Она чувствовала, что опускается все ниже и ниже, но сделать ничего не могла, просто старела в отупении. Она не привыкла быть жалкой, не хотела, да и тут все могло быть проще — больной ребенок, надо лечить, но это безумное решение мужа исключало право на любое другое человеческое решение.
Она не сумела взбунтоваться вовремя, слишком поздно сообразила, она всегда верила в разумность его поступков, и тут эта вера ее подвела. Она знала, почему девочка мстит именно ей, той, которая подразнила ее любовью и не сдержала слово.
Ей было все ясно и неизъяснимо обидно. В такие минуты трудно защитить себя, невозможно объясниться, и главное — она никогда не умела жить чужим умом, а теперь ей приходилось это делать. Она понимала, что муж совершает непоправимое, но что-то гнало, гнало его в сторону ошибок, в тупик, противиться он не мог.
И это «что-то» было очень-очень конкретно и совсем-совсем незнакомо, с ним, этим «что-то», хотелось поговорить, но последние годы даже муж был с ней неоткровенен. Появилась тайна над миром и готова была разверзнуться.

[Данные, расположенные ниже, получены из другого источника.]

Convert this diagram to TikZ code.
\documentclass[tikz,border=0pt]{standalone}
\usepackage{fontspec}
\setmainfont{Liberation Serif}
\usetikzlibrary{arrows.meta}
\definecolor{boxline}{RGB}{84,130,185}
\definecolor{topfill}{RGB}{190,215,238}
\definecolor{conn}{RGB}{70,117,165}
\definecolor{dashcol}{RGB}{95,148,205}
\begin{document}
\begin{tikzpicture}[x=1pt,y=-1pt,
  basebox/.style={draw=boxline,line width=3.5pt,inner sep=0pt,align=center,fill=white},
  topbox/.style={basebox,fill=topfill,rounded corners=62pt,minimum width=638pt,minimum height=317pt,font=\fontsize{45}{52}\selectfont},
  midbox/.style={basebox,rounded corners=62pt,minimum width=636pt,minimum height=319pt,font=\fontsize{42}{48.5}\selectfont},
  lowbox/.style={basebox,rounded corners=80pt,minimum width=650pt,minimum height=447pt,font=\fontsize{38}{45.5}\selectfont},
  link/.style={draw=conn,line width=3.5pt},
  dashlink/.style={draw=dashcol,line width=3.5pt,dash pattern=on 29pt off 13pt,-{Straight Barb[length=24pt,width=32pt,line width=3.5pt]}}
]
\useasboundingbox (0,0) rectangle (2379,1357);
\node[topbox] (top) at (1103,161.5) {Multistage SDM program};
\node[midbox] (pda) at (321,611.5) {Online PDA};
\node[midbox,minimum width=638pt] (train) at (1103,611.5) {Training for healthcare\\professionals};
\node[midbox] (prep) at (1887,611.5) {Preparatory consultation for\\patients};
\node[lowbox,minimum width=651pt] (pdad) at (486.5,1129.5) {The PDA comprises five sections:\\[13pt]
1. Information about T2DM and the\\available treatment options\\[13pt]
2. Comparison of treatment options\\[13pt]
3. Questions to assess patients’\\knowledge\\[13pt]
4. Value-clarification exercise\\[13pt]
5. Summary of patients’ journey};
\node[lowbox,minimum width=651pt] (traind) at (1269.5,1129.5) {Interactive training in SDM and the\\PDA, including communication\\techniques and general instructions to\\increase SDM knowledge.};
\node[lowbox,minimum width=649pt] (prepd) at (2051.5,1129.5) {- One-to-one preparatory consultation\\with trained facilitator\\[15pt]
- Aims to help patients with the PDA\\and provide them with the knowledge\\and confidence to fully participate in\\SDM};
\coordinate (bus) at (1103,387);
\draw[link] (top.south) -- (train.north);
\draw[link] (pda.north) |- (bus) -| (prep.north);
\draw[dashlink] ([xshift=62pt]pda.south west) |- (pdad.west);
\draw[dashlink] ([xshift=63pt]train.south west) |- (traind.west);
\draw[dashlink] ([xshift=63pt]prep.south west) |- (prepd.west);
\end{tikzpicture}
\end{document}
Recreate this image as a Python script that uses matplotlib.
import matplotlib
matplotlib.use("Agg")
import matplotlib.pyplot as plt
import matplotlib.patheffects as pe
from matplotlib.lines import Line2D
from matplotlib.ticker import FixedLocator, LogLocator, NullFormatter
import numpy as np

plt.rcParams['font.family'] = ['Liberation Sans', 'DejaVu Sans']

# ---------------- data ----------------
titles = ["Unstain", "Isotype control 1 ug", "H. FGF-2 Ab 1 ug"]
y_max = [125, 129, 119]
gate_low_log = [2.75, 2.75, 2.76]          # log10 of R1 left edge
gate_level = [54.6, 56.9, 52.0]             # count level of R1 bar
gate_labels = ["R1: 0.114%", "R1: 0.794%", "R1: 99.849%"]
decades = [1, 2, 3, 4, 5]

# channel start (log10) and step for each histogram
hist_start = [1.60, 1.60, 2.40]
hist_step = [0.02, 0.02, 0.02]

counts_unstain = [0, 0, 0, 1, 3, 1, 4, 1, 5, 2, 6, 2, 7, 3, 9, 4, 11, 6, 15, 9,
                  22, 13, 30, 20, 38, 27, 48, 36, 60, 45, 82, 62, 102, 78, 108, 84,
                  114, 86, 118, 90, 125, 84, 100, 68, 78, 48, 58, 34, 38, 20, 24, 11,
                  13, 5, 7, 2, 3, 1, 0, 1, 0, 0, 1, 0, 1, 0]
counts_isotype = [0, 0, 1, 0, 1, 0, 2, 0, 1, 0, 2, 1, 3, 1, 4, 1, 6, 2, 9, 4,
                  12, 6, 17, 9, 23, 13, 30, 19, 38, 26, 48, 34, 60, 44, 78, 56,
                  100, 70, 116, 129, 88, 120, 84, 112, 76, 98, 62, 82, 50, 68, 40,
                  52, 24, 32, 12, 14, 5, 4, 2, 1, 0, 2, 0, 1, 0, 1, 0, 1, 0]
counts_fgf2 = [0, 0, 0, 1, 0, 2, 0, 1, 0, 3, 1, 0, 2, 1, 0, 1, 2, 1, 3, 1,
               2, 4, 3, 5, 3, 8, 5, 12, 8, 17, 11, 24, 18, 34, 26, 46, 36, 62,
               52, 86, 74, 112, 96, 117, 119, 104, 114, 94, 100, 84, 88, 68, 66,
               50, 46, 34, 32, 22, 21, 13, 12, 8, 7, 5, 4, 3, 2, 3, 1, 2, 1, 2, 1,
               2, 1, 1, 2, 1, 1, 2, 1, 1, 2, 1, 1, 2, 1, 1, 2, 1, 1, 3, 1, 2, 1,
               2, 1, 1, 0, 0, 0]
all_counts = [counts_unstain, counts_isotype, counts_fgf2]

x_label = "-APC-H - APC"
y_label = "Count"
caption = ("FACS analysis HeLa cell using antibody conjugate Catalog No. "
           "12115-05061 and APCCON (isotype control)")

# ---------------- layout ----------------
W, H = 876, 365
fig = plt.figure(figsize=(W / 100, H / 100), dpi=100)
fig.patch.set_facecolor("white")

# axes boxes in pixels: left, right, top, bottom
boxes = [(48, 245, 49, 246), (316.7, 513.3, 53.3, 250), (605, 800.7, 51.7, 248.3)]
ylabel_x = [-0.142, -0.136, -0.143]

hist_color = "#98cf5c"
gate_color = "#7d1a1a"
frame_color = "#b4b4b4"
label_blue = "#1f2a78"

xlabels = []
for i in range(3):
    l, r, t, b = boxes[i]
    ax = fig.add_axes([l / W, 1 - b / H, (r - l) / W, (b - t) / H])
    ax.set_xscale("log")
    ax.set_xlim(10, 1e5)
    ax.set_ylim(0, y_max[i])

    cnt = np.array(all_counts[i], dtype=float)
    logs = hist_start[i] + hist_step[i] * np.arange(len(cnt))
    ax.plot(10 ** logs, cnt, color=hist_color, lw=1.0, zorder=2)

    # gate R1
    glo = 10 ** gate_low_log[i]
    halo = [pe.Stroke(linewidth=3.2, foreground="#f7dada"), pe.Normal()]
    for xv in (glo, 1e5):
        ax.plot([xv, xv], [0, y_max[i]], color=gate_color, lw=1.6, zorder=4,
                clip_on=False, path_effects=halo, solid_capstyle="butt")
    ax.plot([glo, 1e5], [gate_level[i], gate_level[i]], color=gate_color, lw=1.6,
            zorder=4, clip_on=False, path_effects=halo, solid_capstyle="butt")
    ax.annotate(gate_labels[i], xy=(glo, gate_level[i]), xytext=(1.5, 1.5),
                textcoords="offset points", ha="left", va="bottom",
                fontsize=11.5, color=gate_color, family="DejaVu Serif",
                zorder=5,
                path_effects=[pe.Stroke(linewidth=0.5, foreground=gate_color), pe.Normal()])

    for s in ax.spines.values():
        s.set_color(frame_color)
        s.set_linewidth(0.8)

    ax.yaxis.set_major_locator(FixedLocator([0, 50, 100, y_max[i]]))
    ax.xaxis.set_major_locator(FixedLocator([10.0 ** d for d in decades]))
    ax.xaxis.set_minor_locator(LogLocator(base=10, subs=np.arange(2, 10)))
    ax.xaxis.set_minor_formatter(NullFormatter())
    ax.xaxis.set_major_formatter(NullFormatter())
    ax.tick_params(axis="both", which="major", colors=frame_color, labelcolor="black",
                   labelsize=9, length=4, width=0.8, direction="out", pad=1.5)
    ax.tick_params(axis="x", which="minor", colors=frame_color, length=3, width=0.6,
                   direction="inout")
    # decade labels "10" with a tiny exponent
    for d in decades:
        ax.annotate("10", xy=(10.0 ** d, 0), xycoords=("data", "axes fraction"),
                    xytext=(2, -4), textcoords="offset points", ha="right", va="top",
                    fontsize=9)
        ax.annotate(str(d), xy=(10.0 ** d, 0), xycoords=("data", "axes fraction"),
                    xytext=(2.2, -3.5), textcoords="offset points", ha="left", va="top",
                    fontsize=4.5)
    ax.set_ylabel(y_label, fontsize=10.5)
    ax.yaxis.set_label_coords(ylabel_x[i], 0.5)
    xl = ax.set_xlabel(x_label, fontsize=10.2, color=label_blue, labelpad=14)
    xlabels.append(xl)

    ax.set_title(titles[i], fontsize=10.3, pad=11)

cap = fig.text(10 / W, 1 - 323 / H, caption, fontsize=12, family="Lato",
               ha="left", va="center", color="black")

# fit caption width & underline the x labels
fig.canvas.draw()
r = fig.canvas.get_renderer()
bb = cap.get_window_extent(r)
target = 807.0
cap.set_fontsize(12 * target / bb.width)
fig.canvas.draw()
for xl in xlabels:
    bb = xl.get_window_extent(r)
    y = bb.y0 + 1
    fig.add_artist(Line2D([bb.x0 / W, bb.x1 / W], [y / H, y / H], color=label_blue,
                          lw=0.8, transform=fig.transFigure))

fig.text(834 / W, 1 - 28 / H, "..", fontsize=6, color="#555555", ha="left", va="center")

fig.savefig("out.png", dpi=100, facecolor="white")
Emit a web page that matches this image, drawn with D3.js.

И вот она не выдержала. Когда ПУНЦОВ был на очередных маневрах, Петр в школе, она выкрала из дому девочку и убежала. Она не могла обратиться в больницы к нормальным врачам, тогда эта история получила бы огласку и нанесла, как утверждал ПУНЦОВ, непоправимый вред ему и семье, все это время она собирала адреса всевозможных врачевателей, колдунов, знахарок и, если это не поможет, в отчаянном своем положении готова была обратиться за помощью даже к церкви. Она не знала, что предпринял ПУНЦОВ сейчас, сообщил ли он начальству о случившемся, разыскивают ли ее органы или разыскивает он сам, из любви к ним разыскивает или из самосохранения.
Она не знала, она ничего не знала, она не собиралась ни с кем делиться своей тайной, но вот появился бессмертный Шурка, и она выболтала все.
— В церковь не надо, — сказал бессмертный Шурка. — В церковь, знаете, пока не надо.
Она вызывала жалость, как сильный сломленный человек, она вызывала нежность, как человек, потерявший надежду, кого-то она ему, безусловно, напоминала, но это было так давно, в той прежней жизни, что он никак не мог припомнить — кого.
Из этого сонмища лиц из этой толпы прохожих, из этого небытия каждого дня, каждой ночи — какой грех выбрать, каким именем окрестить?